- **What the task asks**: Skipping all pictures, set down the lines of the listing from the first through the one with "const innerH = height".

....

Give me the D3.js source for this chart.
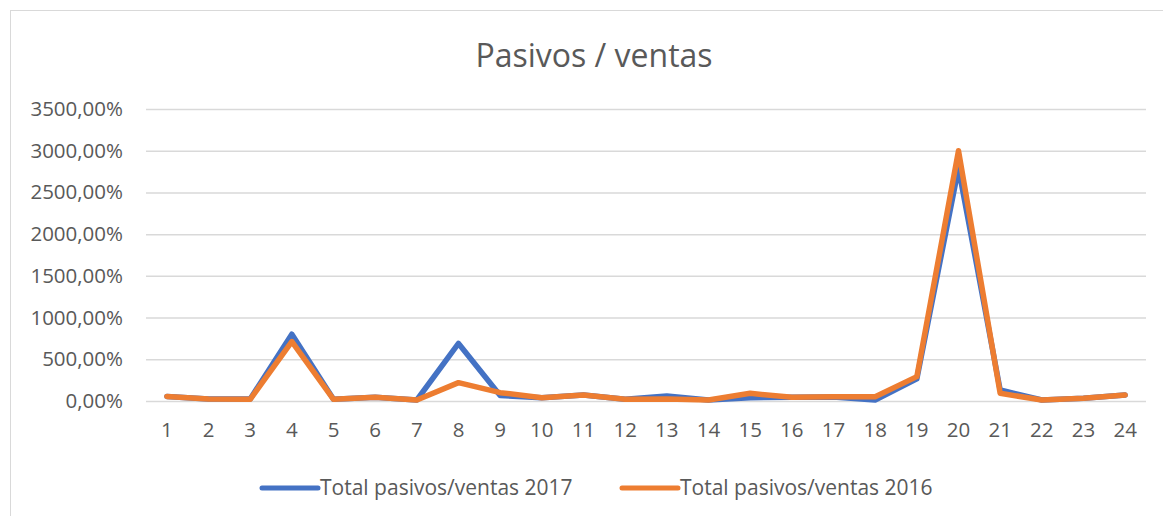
<!DOCTYPE html>
<html>
<head>
<meta charset="utf-8">
<script src="https://cdn.jsdelivr.net/npm/d3@7"></script>
<style>
  body { margin: 0; background: #fff; }
  text { font-family: "Open Sans", sans-serif; fill: #595959; }
</style>
</head>
<body>
<svg id="mainFrame"></svg>
<script>
// categories and series (percent values)
const categories = d3.range(1, 25).map(String);
const ventas2017 = [55, 24, 24, 800, 20, 44, 12, 690, 65, 40, 72, 20, 60, 12, 40, 44, 48, 12, 265, 2790, 132, 12, 32, 72];
const ventas2016 = [55, 24, 20, 712, 20, 44, 12, 220, 100, 40, 72, 20, 24, 12, 92, 44, 52, 52, 292, 3000, 92, 12, 32, 72];
const yTicks = [0, 500, 1000, 1500, 2000, 2500, 3000, 3500];
const seriesNames = ['Total pasivos/ventas 2017', 'Total pasivos/ventas 2016'];
const seriesColors = ['#4472C4', '#ED7D31'];

const width = 1163, height = 516;
const svg = d3.select('#mainFrame')
    .attr('width', width)
    .attr('height', height);

const margin = { top: 109, right: 15, bottom: 115, left: 146 };
const innerW = width - margin.left - margin.right - 2;
const innerH = height - margin.top - margin.bottom;

// chart border
svg.append('rect')
    .attr('x', 10.5).attr('y', 10.5)
    .attr('width', width).attr('height', height)
    .attr('fill', 'none')
    .attr('stroke', '#d9d9d9');

svg.append('text')
    .attr('x', 594).attr('y', 67)
    .attr('text-anchor', 'middle')
    .style('font-size', '32px')
    .text('Pasivos / ventas');

const g = svg.append('g')
    .attr('transform', `translate(${margin.left},${margin.top})`);

const x = d3.scaleBand().domain(categories).range([0, innerW]);
const y = d3.scaleLinear().domain([0, 3500]).range([innerH, 0]);

const fmt = v => d3.format('.2f')(v).replace('.', ',') + '%';

const yAxis = g.append('g')
    .call(d3.axisLeft(y).tickValues(yTicks).tickSize(-innerW).tickPadding(23).tickFormat(fmt));
yAxis.select('.domain').remove();
yAxis.selectAll('line').attr('stroke', '#d9d9d9').attr('stroke-width', 1.5);
yAxis.selectAll('text').style('font-size', '20.5px').attr('fill', '#595959');

const xAxis = g.append('g')
    .attr('transform', `translate(0,${innerH})`)
    .call(d3.axisBottom(x).tickSize(0).tickPadding(21));
xAxis.select('.domain').remove();
xAxis.selectAll('text').style('font-size', '20.5px').attr('fill', '#595959');

const line = d3.line()
    .x((d, i) => x(categories[i]) + x.bandwidth() / 2)
    .y(d => y(d));

[ventas2017, ventas2016].forEach((s, k) => {
    g.append('path')
        .datum(s)
        .attr('d', line)
        .attr('fill', 'none')
        .attr('stroke', seriesColors[k])
        .attr('stroke-width', 5.5)
        .attr('stroke-linejoin', 'round')
        .attr('stroke-linecap', 'round');
});

// legend
const legend = svg.append('g').attr('transform', 'translate(262,488)');
const entry = legend.selectAll('g')
    .data(seriesNames)
    .join('g')
    .attr('transform', (d, i) => `translate(${i * 360},0)`);
entry.append('line')
    .attr('x1', 0).attr('x2', 56)
    .attr('stroke', (d, i) => seriesColors[i])
    .attr('stroke-width', 5)
    .attr('stroke-linecap', 'round');
entry.append('text')
    .attr('x', 58).attr('dy', '0.35em')
    .style('font-size', '21px')
    .text(d => d);
</script>
</body>
</html>
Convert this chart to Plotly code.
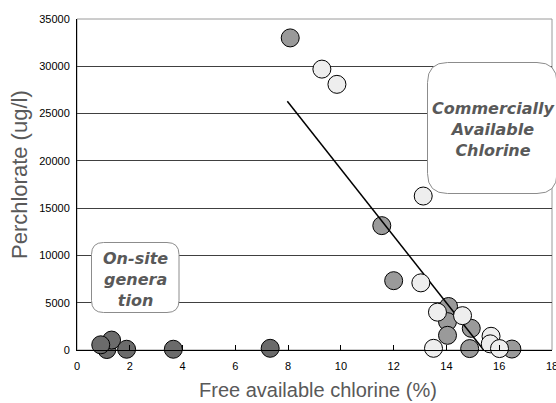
import plotly.graph_objects as go

# ---- data ----
onsite_x = [1.13, 1.31, 0.90, 1.88, 3.65, 7.32]
onsite_y = [50, 1050, 550, 80, 80, 180]

comm_dark_x = [8.08, 11.55, 12.00, 14.08, 14.04, 14.04, 14.94, 14.88, 16.48]
comm_dark_y = [33000, 13150, 7330, 4600, 3000, 1550, 2290, 150, 100]

comm_light_x = [9.28, 9.85, 13.12, 13.03, 13.66, 14.61, 13.51, 15.69, 15.66, 16.01]
comm_light_y = [29700, 28090, 16280, 7100, 4000, 3630, 180, 1450, 650, 150]

fit_x = [7.97, 15.41]
fit_y = [26300, 0]

x_ticks = [0, 2, 4, 6, 8, 10, 12, 14, 16, 18]
y_ticks = [0, 5000, 10000, 15000, 20000, 25000, 30000, 35000]
y_tick_labels = ["0", "5000", "10000", "15000", "20000", "25000", "30000", "35000"]

# ---- layout geometry (pixels) ----
W, H = 556, 403
ML, MR, MT, MB = 77, 4, 19, 53
PW, PH = W - ML - MR, H - MT - MB


def px(xp):
    return (xp - ML) / PW


def py(yp):
    return (H - MB - yp) / PH


def rounded_box(x0, y0, x1, y1, r):
    # pixel coords -> paper path with rounded corners
    rx, ry = r / PW, r / PH
    X0, X1 = px(x0), px(x1)
    Ytop, Ybot = py(y0), py(y1)
    return (f"M {X0+rx},{Ytop} L {X1-rx},{Ytop} Q {X1},{Ytop} {X1},{Ytop-ry} "
            f"L {X1},{Ybot+ry} Q {X1},{Ybot} {X1-rx},{Ybot} "
            f"L {X0+rx},{Ybot} Q {X0},{Ybot} {X0},{Ybot+ry} "
            f"L {X0},{Ytop-ry} Q {X0},{Ytop} {X0+rx},{Ytop} Z")


fig = go.Figure()

marker_line = dict(color="#000000", width=1)
fig.add_trace(go.Scatter(x=comm_dark_x, y=comm_dark_y, mode="markers",
                         marker=dict(size=18, color="#9a9a9a", line=marker_line),
                         showlegend=False, cliponaxis=False))
fig.add_trace(go.Scatter(x=fit_x, y=fit_y, mode="lines",
                         line=dict(color="#000000", width=1.5),
                         showlegend=False))
fig.add_trace(go.Scatter(x=comm_light_x, y=comm_light_y, mode="markers",
                         marker=dict(size=18, color="#eeeeee", line=marker_line),
                         showlegend=False, cliponaxis=False))
fig.add_trace(go.Scatter(x=onsite_x, y=onsite_y, mode="markers",
                         marker=dict(size=18, color="#6b6b6b", line=marker_line),
                         showlegend=False, cliponaxis=False))

tick_font = dict(family="Liberation Sans, Arial, sans-serif", size=11, color="#000000")

fig.update_xaxes(range=[0, 18], tickvals=x_ticks, ticks="inside", ticklen=5,
                 tickcolor="#000000", showline=True, linecolor="#000000", linewidth=1,
                 showgrid=False, zeroline=False, tickfont=tick_font,
                 ticklabelstandoff=6, ticklabeloverflow="allow", automargin=False)
fig.update_yaxes(range=[0, 35000], tickvals=y_ticks, ticktext=y_tick_labels,
                 ticks="", showline=True,
                 linecolor="#000000", linewidth=1, showgrid=True,
                 gridcolor="#404040", gridwidth=1, zeroline=False,
                 tickfont=tick_font, ticklabelstandoff=4, ticklabeloverflow="allow",
                 automargin=False)

shapes = [
    dict(type="rect", xref="paper", yref="paper", x0=0, y0=0, x1=1, y1=1,
         line=dict(color="#9a9a9a", width=1), layer="between"),
    dict(type="path", xref="paper", yref="paper",
         path=rounded_box(427.5, 62.5, 557, 193.5, 20),
         fillcolor="#ffffff", line=dict(color="#8c8c8c", width=1), layer="above"),
    dict(type="path", xref="paper", yref="paper",
         path=rounded_box(91.5, 242.5, 179, 312.5, 12),
         fillcolor="#ffffff", line=dict(color="#8c8c8c", width=1), layer="above"),
]

label_font = dict(family="DejaVu Sans, Verdana, sans-serif", size=16,
                  color="#595959", weight="bold", style="italic")
xtitle_font = dict(family="Liberation Sans, Arial, sans-serif", size=20, color="#595959")
ytitle_font = dict(family="Liberation Sans, Arial, sans-serif", size=22, color="#595959")

common = dict(xref="paper", yref="paper", showarrow=False,
              xanchor="center", yanchor="middle")
annotations = [
    dict(text="Commercially<br>Available<br>Chlorine", x=px(493), y=py(129),
         font=label_font, align="center", **common),
    dict(text="On-site<br>genera<br>tion", x=px(135), y=py(279),
         font=label_font, align="center", **common),
    dict(text="Free available chlorine (%)", x=px(318), y=py(390),
         font=xtitle_font, **common),
    dict(text="Perchlorate (ug/l)", x=px(19), y=py(175), textangle=-90,
         font=ytitle_font, **common),
]

fig.update_layout(width=W, height=H, margin=dict(l=ML, r=MR, t=MT, b=MB, autoexpand=False),
                  plot_bgcolor="#ffffff", paper_bgcolor="#ffffff",
                  shapes=shapes, annotations=annotations, showlegend=False)

fig.write_html("out.html", config={"displayModeBar": False},
               post_script="document.body.style.margin='0px';")
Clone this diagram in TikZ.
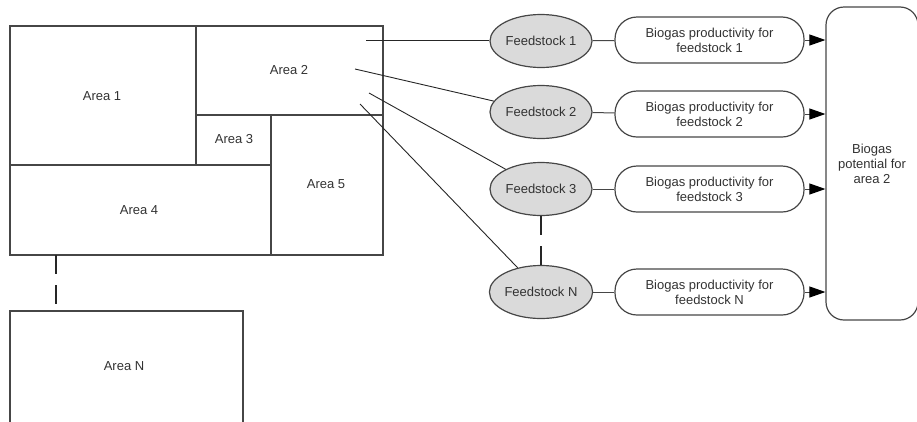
\documentclass[tikz,border=0pt]{standalone}
\usepackage{fontspec}
\setmainfont{Liberation Sans}
\usetikzlibrary{arrows.meta,shapes.geometric}
\definecolor{linegray}{RGB}{70,70,70}
\definecolor{txtgray}{RGB}{50,50,50}
\definecolor{feedfill}{RGB}{218,218,218}
\begin{document}
\begin{tikzpicture}[x=1pt,y=-1pt,
  font=\fontsize{13}{15}\selectfont,
  arealine/.style={draw=linegray, line width=1.3pt},
  lbl/.style={text=txtgray, inner sep=0pt},
  feed/.style={ellipse, draw=linegray, line width=1.2pt, fill=feedfill, text=txtgray,
    minimum width=102pt, minimum height=53pt, inner sep=0pt},
  prod/.style={rectangle, rounded corners=22pt, draw=linegray, line width=1.2pt, text=txtgray,
    minimum width=189pt, minimum height=46pt, align=center, inner sep=0pt},
  big/.style={rectangle, rounded corners=18pt, draw=linegray, line width=1.2pt, text=txtgray,
    minimum width=92pt, minimum height=313pt, align=center, inner sep=0pt},
  conn/.style={draw=black!85, line width=0.9pt},
  link/.style={draw=linegray, line width=1pt},
  arr/.style={draw=linegray, line width=1pt, -{Triangle[length=16pt,width=11pt,fill=black,color=black]}},
  dashconn/.style={draw=black!85, line width=1.2pt, dash pattern=on 19pt off 11pt}
]
\useasboundingbox (0,0) rectangle (917,421);

% area plan
\draw[arealine] (10,26) rectangle (383,255);
\draw[arealine] (196,26) -- (196,165);
\draw[arealine] (10,165) -- (271,165);
\draw[arealine] (196,115) -- (383,115);
\draw[arealine] (271,115) -- (271,255);
\draw[arealine] (10,425) -- (10,311) -- (243,311) -- (243,425);

\node[lbl] (a1) at (102,96) {Area 1};
\node[lbl] (a2) at (289,70) {Area 2};
\node[lbl] (a3) at (234,139) {Area 3};
\node[lbl] (a4) at (139,210) {Area 4};
\node[lbl] (a5) at (326,184) {Area 5};
\node[lbl] (aN) at (124,366) {Area N};

\coordinate (a4b) at (56,255);
\coordinate (aNt) at (56,311);
\draw[dashconn] (a4b) -- (aNt);

% feedstocks
\node[feed] (f1) at (541,41) {Feedstock 1};
\node[feed] (f2) at (541,112) {Feedstock 2};
\node[feed] (f3) at (541,189) {Feedstock 3};
\node[feed] (fN) at (541,292) {Feedstock N};

\node[prod] (p1) at (709.5,40) {Biogas productivity for\\feedstock 1};
\node[prod] (p2) at (709.5,114) {Biogas productivity for\\feedstock 2};
\node[prod] (p3) at (709.5,189) {Biogas productivity for\\feedstock 3};
\node[prod] (pN) at (709.5,292) {Biogas productivity for\\feedstock N};

\node[big] (bg) at (872,163.5) {Biogas\\potential for\\area 2};

% connectors from area 2
\coordinate (s1) at (366,40);
\coordinate (s2) at (355,69);
\coordinate (s3) at (369,93);
\coordinate (s4) at (360,104);
\draw[conn] (s1) -- (s1 -| f1.west);
\draw[conn] (s2) -- (f2);
\draw[conn] (s3) -- (f3);
\draw[conn] (s4) -- (fN);

\draw[dashconn] (f3.south) -- (fN.north);

% feedstock to productivity
\draw[link] (f1) -- (p1);
\draw[link] (f2) -- (p2);
\draw[link] (f3) -- (p3);
\draw[link] (fN) -- (pN);

% productivity to potential
\draw[arr] (p1.east) -- (p1.east -| bg.west);
\draw[arr] (p2.east) -- (p2.east -| bg.west);
\draw[arr] (p3.east) -- (p3.east -| bg.west);
\draw[arr] (pN.east) -- (pN.east -| bg.west);
\end{tikzpicture}
\end{document}
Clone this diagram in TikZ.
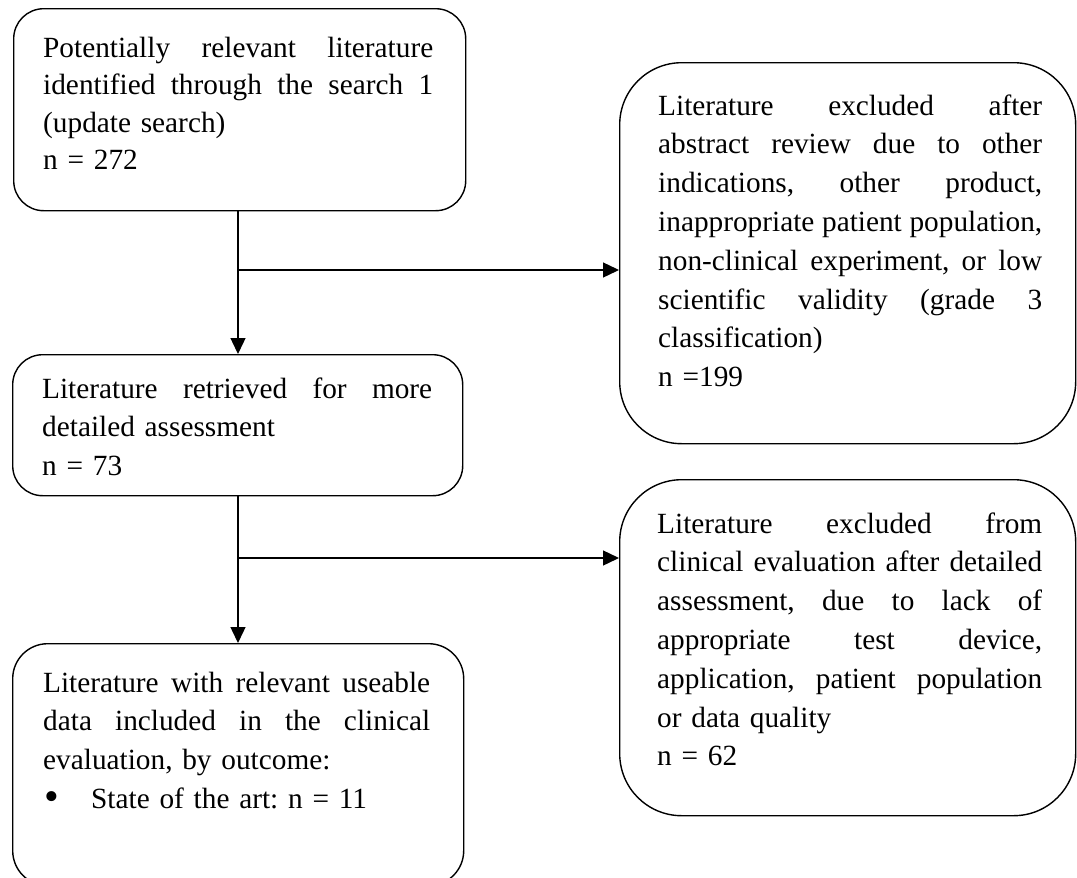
\documentclass[tikz,border=0pt]{standalone}
\usepackage{fontspec}
\setmainfont{Liberation Serif}
\usetikzlibrary{arrows.meta}
\newcommand{\jline}[1]{\leavevmode\hbox to \hsize{\spaceskip=0.25em plus 1fil\relax #1}\\}
\begin{document}
\begin{tikzpicture}[x=1pt,y=-1pt,
  boxst/.style={draw, line width=1.4pt, anchor=north west, inner sep=0pt},
  txt/.style={anchor=base west, inner sep=0pt, font=\fontsize{29.3}{38.8}\selectfont\frenchspacing},
  tx1/.style={txt, font=\fontsize{29.3}{37.5}\selectfont\frenchspacing},
  arr/.style={line width=1.4pt, -{Triangle[length=16pt,width=15pt]}},
  ln/.style={line width=1.4pt}]
\useasboundingbox (0,0) rectangle (1077,878);
% boxes
\node[boxst, rounded corners=30pt, minimum width=452pt, minimum height=202pt] (b1) at (13,8) {};
\node[boxst, rounded corners=62pt, minimum width=456pt, minimum height=381pt] (b2) at (619,62) {};
\node[boxst, rounded corners=30pt, minimum width=450pt, minimum height=141pt] (b3) at (12,354) {};
\node[boxst, rounded corners=62pt, minimum width=456pt, minimum height=336pt] (b4) at (619,479) {};
\node[boxst, rounded corners=35pt, minimum width=451pt, minimum height=242pt] (b5) at (12,643) {};
% texts
\node[tx1, text width=390pt] (t1) at (43,57) {\jline{Potentially relevant literature}\jline{identified through the search 1}(update search)\\n = 272};
\node[txt, text width=384pt] (t2) at (658,115) {\jline{Literature excluded after}\jline{abstract review due to other}\jline{indications, other product,}\jline{inappropriate patient population,}\jline{non-clinical experiment, or low}\jline{scientific validity (grade 3}classification)\\n =199};
\node[txt, text width=390pt] (t3) at (42,398) {\jline{Literature retrieved for more}detailed assessment\\n = 73};
\node[txt, text width=385pt] (t4) at (657,533) {\jline{Literature excluded from}\jline{clinical evaluation after detailed}\jline{assessment, due to lack of}\jline{appropriate test device,}\jline{application, patient population}or data quality\\n = 62};
\node[txt, text width=387pt] (t5) at (43,692) {\jline{Literature with relevant useable}\jline{data included in the clinical}evaluation, by outcome:\\\makebox[48pt][l]{\hspace{1pt}\raisebox{-2pt}{\fontsize{42}{42}\selectfont\textbullet}}State of the art: n = 11};
% connectors
\coordinate (j1) at (238,270);
\coordinate (j2) at (238,558);
\draw[arr] (b1.south -| j1) -- (b3.north -| j1);
\draw[arr] (j1) -- (j1 -| b2.west);
\draw[arr] (b3.south -| j2) -- (b5.north -| j2);
\draw[arr] (j2) -- (j2 -| b4.west);
\end{tikzpicture}
\end{document}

....

- **Task response**:
Give me the D3.js source for this chart.
<!DOCTYPE html>
<html>
<head>
<meta charset="utf-8">
<script src="https://cdn.jsdelivr.net/npm/d3@7"></script>
<style>
  body { margin: 0; background: #fff; }
  text { font-family: "Open Sans", sans-serif; fill: #595959; }
</style>
</head>
<body>
<svg id="mainFrame"></svg>
<script>
// categories and series (percent values)
const categories = d3.range(1, 25).map(String);
const ventas2017 = [55, 24, 24, 800, 20, 44, 12, 690, 65, 40, 72, 20, 60, 12, 40, 44, 48, 12, 265, 2790, 132, 12, 32, 72];
const ventas2016 = [55, 24, 20, 712, 20, 44, 12, 220, 100, 40, 72, 20, 24, 12, 92, 44, 52, 52, 292, 3000, 92, 12, 32, 72];
const yTicks = [0, 500, 1000, 1500, 2000, 2500, 3000, 3500];
const seriesNames = ['Total pasivos/ventas 2017', 'Total pasivos/ventas 2016'];
const seriesColors = ['#4472C4', '#ED7D31'];

const width = 1163, height = 516;
const svg = d3.select('#mainFrame')
    .attr('width', width)
    .attr('height', height);

const margin = { top: 109, right: 15, bottom: 115, left: 146 };
const innerW = width - margin.left - margin.right - 2;
const innerH = height - margin.top - margin.bottom;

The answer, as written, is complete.